▶ **STATED PROBLEM**:
Look through the listing below and report how many lines contain "source", as a bare number.

▶ **DATA FOR THIS TASK**:

================

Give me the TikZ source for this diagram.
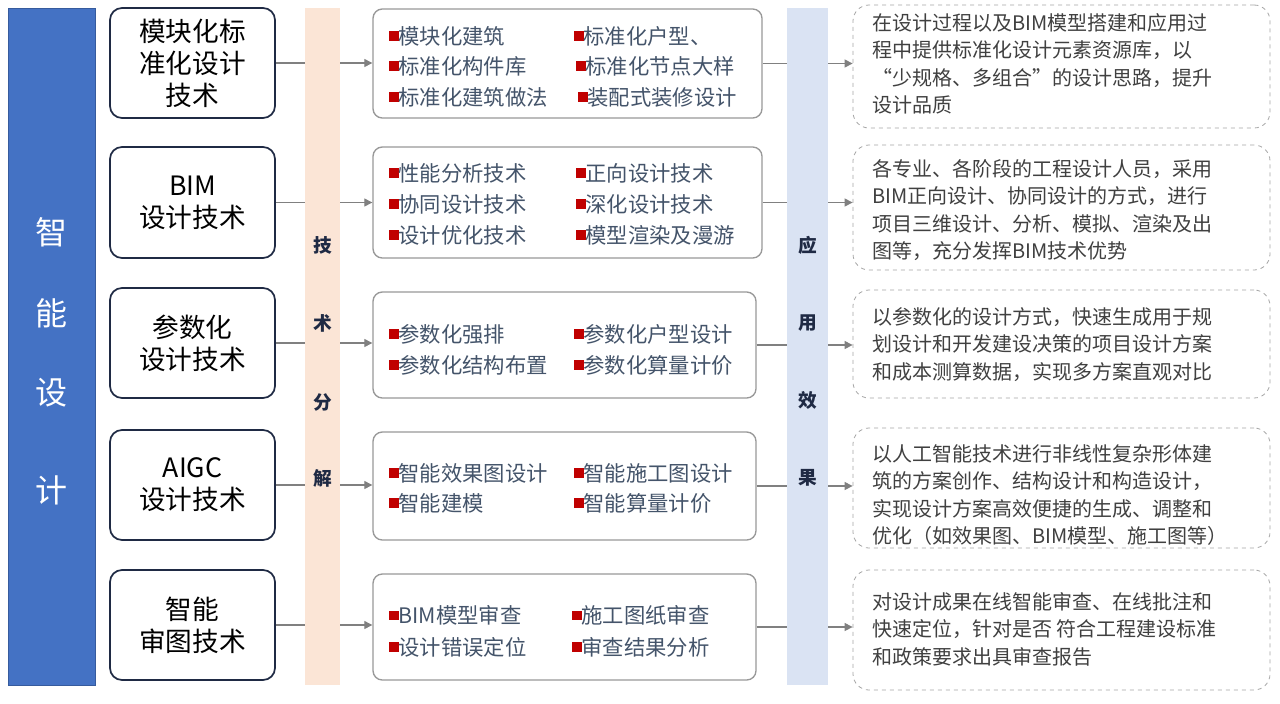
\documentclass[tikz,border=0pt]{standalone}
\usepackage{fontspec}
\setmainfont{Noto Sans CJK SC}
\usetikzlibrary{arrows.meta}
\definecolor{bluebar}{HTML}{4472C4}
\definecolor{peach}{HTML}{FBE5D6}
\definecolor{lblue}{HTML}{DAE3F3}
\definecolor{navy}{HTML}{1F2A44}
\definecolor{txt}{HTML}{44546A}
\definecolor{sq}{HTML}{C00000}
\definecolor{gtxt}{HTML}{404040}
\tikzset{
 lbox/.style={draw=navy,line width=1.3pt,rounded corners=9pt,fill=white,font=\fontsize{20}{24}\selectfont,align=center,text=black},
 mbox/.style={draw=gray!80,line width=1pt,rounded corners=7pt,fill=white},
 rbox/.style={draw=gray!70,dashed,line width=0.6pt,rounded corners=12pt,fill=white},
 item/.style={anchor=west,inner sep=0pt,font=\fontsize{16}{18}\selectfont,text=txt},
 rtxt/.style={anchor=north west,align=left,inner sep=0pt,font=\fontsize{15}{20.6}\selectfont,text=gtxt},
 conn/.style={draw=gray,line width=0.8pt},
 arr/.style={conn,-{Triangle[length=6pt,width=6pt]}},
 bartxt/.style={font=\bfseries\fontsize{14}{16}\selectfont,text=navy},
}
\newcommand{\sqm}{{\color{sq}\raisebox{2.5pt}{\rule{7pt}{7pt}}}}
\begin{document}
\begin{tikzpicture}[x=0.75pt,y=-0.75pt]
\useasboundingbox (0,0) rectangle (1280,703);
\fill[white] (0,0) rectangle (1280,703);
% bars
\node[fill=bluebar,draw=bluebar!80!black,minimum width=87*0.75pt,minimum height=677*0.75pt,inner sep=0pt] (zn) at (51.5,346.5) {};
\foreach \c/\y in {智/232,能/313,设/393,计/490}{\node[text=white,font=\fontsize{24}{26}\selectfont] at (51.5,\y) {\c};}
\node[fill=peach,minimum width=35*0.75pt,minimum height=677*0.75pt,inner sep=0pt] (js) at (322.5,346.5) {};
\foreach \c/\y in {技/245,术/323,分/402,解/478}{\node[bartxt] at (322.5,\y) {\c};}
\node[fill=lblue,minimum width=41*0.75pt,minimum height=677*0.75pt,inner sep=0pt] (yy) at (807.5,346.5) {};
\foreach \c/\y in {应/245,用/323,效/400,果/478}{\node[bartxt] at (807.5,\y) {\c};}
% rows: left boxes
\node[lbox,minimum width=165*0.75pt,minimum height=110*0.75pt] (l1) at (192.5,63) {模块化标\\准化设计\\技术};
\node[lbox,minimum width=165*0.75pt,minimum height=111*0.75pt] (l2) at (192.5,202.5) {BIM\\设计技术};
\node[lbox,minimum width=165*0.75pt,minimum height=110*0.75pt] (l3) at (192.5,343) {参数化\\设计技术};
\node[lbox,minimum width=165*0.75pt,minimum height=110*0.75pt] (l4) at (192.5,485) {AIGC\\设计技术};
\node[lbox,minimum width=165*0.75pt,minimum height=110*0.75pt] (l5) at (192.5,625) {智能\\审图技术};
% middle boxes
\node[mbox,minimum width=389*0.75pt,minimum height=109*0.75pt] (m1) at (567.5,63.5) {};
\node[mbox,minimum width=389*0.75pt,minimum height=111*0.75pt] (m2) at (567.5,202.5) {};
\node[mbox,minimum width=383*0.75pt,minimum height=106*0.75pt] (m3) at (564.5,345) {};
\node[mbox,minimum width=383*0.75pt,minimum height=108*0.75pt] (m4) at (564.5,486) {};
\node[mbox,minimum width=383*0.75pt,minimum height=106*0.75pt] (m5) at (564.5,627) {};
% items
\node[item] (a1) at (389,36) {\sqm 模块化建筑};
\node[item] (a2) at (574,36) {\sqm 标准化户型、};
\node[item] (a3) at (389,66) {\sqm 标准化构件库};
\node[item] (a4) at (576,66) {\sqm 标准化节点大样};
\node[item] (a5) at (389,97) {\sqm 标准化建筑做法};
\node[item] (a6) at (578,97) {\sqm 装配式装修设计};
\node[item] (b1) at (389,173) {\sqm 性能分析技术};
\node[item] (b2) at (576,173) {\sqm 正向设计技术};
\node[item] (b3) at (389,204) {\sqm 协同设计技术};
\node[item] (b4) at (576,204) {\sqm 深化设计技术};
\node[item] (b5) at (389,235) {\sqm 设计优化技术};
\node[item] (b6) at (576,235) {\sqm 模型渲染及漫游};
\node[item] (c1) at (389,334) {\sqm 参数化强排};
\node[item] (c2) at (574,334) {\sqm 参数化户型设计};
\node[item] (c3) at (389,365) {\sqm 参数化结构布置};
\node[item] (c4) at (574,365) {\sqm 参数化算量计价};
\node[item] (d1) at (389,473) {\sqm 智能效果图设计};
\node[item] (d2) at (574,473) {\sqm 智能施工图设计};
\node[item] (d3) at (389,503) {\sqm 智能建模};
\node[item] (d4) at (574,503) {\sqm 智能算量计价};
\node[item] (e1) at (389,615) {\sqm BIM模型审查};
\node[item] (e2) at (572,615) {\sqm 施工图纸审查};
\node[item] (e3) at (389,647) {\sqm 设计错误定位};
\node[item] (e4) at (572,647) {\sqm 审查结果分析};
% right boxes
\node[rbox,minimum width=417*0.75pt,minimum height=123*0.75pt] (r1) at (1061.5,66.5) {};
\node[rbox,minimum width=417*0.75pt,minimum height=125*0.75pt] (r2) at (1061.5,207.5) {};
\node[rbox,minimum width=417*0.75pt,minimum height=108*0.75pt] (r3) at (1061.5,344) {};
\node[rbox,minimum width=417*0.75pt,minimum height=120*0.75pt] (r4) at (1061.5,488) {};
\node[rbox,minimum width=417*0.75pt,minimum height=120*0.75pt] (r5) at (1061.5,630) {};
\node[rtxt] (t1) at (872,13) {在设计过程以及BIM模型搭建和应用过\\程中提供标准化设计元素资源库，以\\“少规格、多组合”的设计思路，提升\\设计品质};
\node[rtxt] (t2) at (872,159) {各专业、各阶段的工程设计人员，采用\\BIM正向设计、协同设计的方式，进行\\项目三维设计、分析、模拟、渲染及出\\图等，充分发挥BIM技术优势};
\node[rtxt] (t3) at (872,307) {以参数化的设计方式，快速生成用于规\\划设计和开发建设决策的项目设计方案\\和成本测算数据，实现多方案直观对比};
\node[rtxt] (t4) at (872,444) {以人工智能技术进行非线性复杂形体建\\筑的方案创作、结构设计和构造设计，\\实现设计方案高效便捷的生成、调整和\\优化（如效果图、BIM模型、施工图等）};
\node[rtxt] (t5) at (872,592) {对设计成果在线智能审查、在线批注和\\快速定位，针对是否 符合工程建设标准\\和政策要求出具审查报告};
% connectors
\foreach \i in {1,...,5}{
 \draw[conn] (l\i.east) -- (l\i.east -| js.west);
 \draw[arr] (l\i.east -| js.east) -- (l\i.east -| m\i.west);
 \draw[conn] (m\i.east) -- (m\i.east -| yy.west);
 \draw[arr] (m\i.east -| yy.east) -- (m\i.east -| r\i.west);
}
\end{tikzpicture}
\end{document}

================

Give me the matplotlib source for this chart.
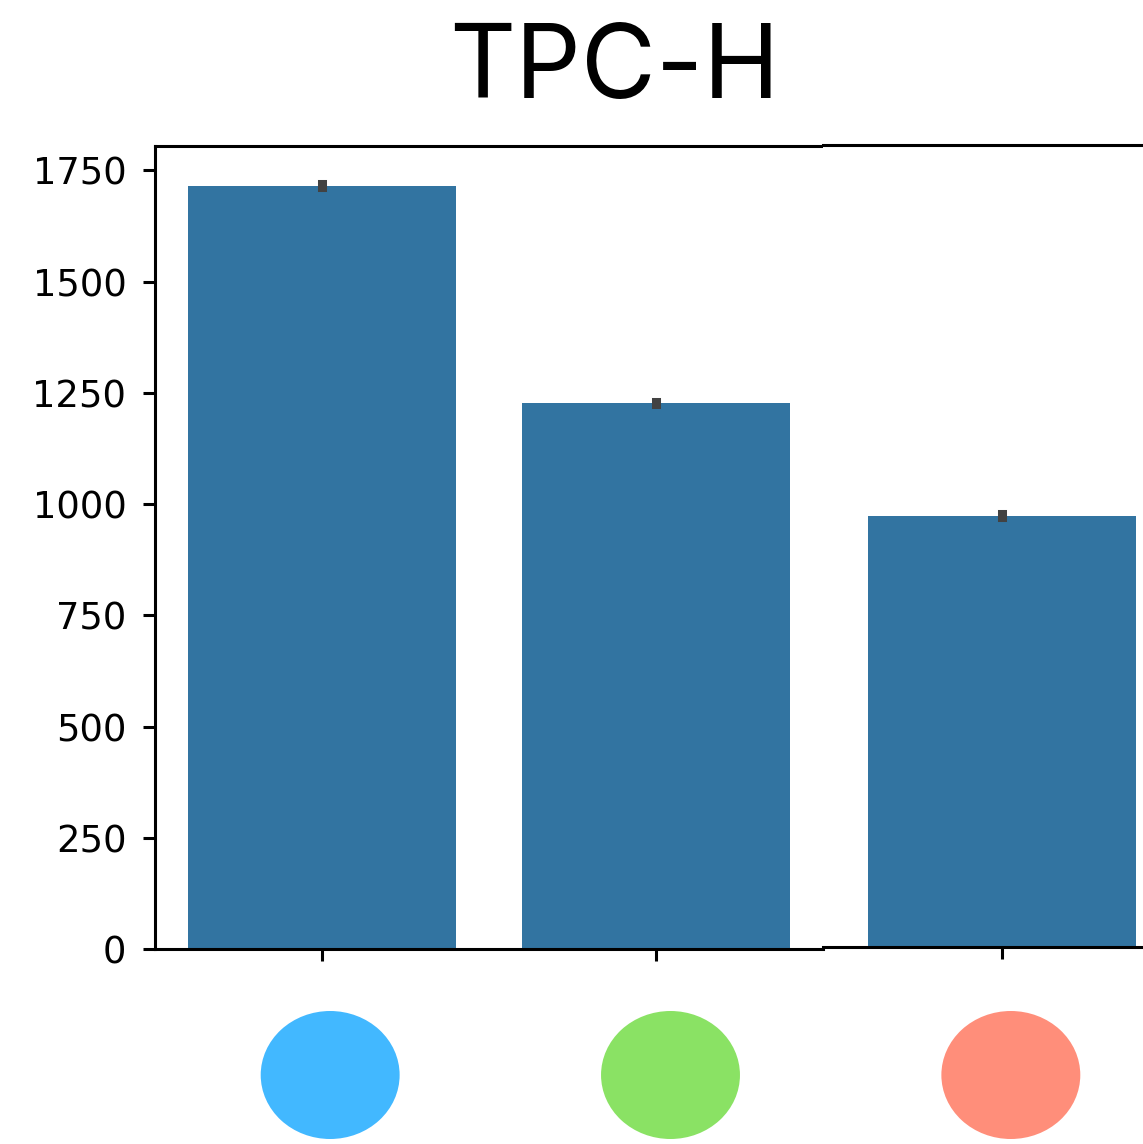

================

▶ **TASK RESPONSE**:
2